Vali Nasr had an interview with CFW on the violence in Syria and its implications. Nasr has become a sort of go-to expert for all things Middle Eastern and politically Islamic in recent years, which is slight departure from his true expertise: Islamism in Pakistan. I have no problem with generalists or in someone using expertise in a specific area more broadly—critical thinking is an asset to be broadly applied, and Vali Nasr’s is a first-class intellect—but Nasr seems to me to intentionally play into the media spotlight and he sometimes loses fidelity to “ground truth” by focusing on epiphenomena.

The Shia Revival was misunderstood by the grand public as a threat by an upsurging minority bent on political dominance across the Middle East, threatening all that we understood (or thought we did) about the balance of power in that region. The misunderstanding as has much to do with King Abdullah of Jordan’s coining of the term “Shia crescent” as it does the habit of the general public not to fully read books or to latch on to sensational aspects of them. Really, all he was pointing out was that religion still mattered, that it had political effects, and that it mattered in the Middle East in terms of the old split between Sunni and Shia. This was just the local manifestation of what Samuel Huntington had pointed out ten years before in The Clash of Civilizations, where he argues that such identity politics would become the norm. Both books elide nuances in order to make a larger argument on a grand scale, but like with other grand theorists, there’s something there that nitpicking the details doesn’t dispel.
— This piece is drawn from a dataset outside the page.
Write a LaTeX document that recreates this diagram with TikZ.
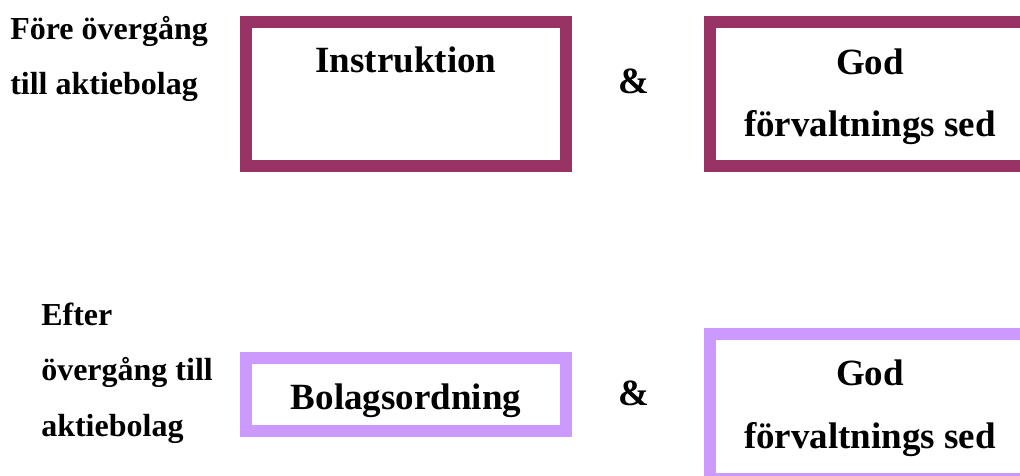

In this piece, I think Nasr is right in his overarching argument that the violence in Syria is part of a reshuffling of power between interests groups more so than a fight for democracy, but he misrepresents the sectarian and ethnic divisions in antebellum Syria as being a case of minority repression. Unlike what Nasr states here, the Alawi in Syria have not exerted tyrannical control over a mostly Sunni population; the Assad regime, which is Alawi, has exerted tyrannical control over the entire Syrian population, which is mostly Sunni.

The Alawi population owes much to the regime—it derives social and economic privilege, and by some reports, its entire identity now derives from the regime vice any theological or cultural distinctions—but the regime derives little from the Alawi. Alawi make up a large percentage of military elite, but the business and other elites are Sunni or Christian, etc.

Syria is a complex tapestry. That’s an overused expression, but in this case (as with Lebanon) it’s a good one as the whole society is knitted together, knots on knots, with no real sense of how the whole thing hangs together beyond faith. Ok, maybe not a tapestry; more like macramé.